I think that the rule is reasonable as it refers to a 'statement from the council', not the opinion of a councillor, officer or any member of the staff. If the media ask for a statement from the council (oral or written) then it should go through the clerk and be handled in the manner laid out in council procedures.
However, if the press ask for an oral statement or written one from a councillor (who cannot be the council, unless delegated to represent it by council procedures along with all the rigmarole required) then that is not covered by this rule. The councillor would have to make sure the recipient knew they did not represent the council. I would expect the staff would be in the same position, and if the clerk were asked to give as statement they could not do so, as it would compromise the proper officer position.

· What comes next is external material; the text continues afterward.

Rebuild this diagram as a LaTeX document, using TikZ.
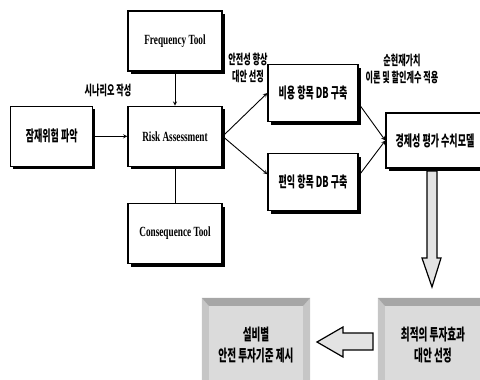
\documentclass[tikz,border=0pt]{standalone}
\usepackage{fontspec}
\setmainfont{Noto Sans CJK KR}[FakeStretch=0.6]
\newfontfamily\enfont{Liberation Serif}[FakeStretch=0.66]
\usetikzlibrary{shapes.geometric, arrows, positioning, shadows}
\tikzstyle{process} = [
    rectangle,
    minimum width=94pt,
    minimum height=60pt,
    draw=black,
    line width=1.3pt,
    fill=white,
    font=\enfont\bfseries\fontsize{14}{16}\selectfont,
    drop shadow={shadow xshift=2.5pt, shadow yshift=-3pt, opacity=1, fill=black}
]
\tikzstyle{dbbox} = [
    process,
    minimum width=90pt,
    minimum height=57pt,
    font=\bfseries\fontsize{15}{17}\selectfont
]
\tikzstyle{result} = [
    rectangle,
    minimum height=94pt,
    fill=gray!28,
    align=center,
    font=\bfseries\fontsize{16}{21}\selectfont
]
\tikzstyle{note} = [
    align=center,
    inner sep=0pt,
    font=\bfseries\fontsize{13.5}{17}\selectfont
]
\tikzstyle{arrow} = [line width=0.9pt,->,>=stealth]
\tikzstyle{line} = [line width=0.9pt]
\tikzstyle{bigarrow} = [draw=black, line width=1.2pt, fill=gray!22]

\begin{document}
\begin{tikzpicture}[x=1pt, y=1pt]
\useasboundingbox (0,0) rectangle (480,-380);

\node (freq) [process] at (175,-41) {Frequency Tool};

\node (risk) [process, below=34pt of freq] {Risk Assessment};

\node (cons) [process, below=36pt of risk] {Consequence Tool};

\node (hazard) [process, left=34pt of risk, minimum width=82pt,
    font=\bfseries\fontsize{15}{17}\selectfont] {잠재위험 파악};

\node (cost) [dbbox] at (313,-93) {비용 항목 DB 구축};

\node (benefit) [dbbox, below=31pt of cost] {편익 항목 DB 구축};

\node (econ) [dbbox, minimum width=98pt, minimum height=55pt] at (435,-140.5)
{경제성 평가 수치모델};

\node (best) [result, minimum width=110pt] at (433,-345)
{최적의 투자효과\\대안 선정};

\node (guide) [result, minimum width=108pt] at (256,-345)
{설비별\\안전 투자기준 제시};

\foreach \b in {best, guide} {
    \fill [gray!45] (\b.north west) -- ([shift={(7,-8)}]\b.north west)
        -- ([xshift=7]\b.south west) -- (\b.south west) -- cycle;
    \fill [gray!45] (\b.north east) -- ([shift={(-7,-8)}]\b.north east)
        -- ([xshift=-7]\b.south east) -- (\b.south east) -- cycle;
    \fill [gray!70] (\b.north west) -- (\b.north east)
        -- ([shift={(-7,-8)}]\b.north east) -- ([shift={(7,-8)}]\b.north west) -- cycle;
}

\node (scen) [note] at (108,-90) {시나리오 작성};

\node (alt) [note] at (248,-68) {안전성 향상\\대안 선정};

\node (npv) [note] at (402,-69) {순현재가치\\이론 및 할인계수 적용};

\draw [arrow] (hazard) -- (risk);
\draw [arrow] (freq) -- (risk);
\draw [line] (risk) -- (cons);
\draw [arrow] (risk.east) -- (cost.west);
\draw [arrow] (risk.east) -- (benefit.170);
\draw [arrow] (cost.-13) -- (econ.west);
\draw [arrow] (benefit.8) -- (econ.west);

\draw [bigarrow] (427,-171) -- (427,-258) -- (422,-258) -- (432,-287)
    -- (441,-258) -- (437,-258) -- (437,-171) -- cycle;
\draw [bigarrow] (373,-333) -- (343,-333) -- (343,-327) -- (317,-342)
    -- (343,-357) -- (343,-350) -- (373,-350) -- cycle;

\end{tikzpicture}
\end{document}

I think a lot of the rules are written without much thought as to how they work in practice (as the rule above talks about staff, and the proper officer is a member of staff), other than to gag councillors, as noted in other answers, but there are sufficient holes in them to allow councillors to speak to whoever they wish to, as long as they make sure people know its not a 'council' reply.
That other councillors interpret the requirement in different ways supports the view that it was written without much thought as to how it is operated in practice. Recently a council passed a motion for all councillors to read and sign that they understood certain documents. As a then councillor I asked that this be done as a council, as each councillor could read the documents and come to different conclusion as to how the various requirements processes worked. A lot of councillors were not happy as that takes time!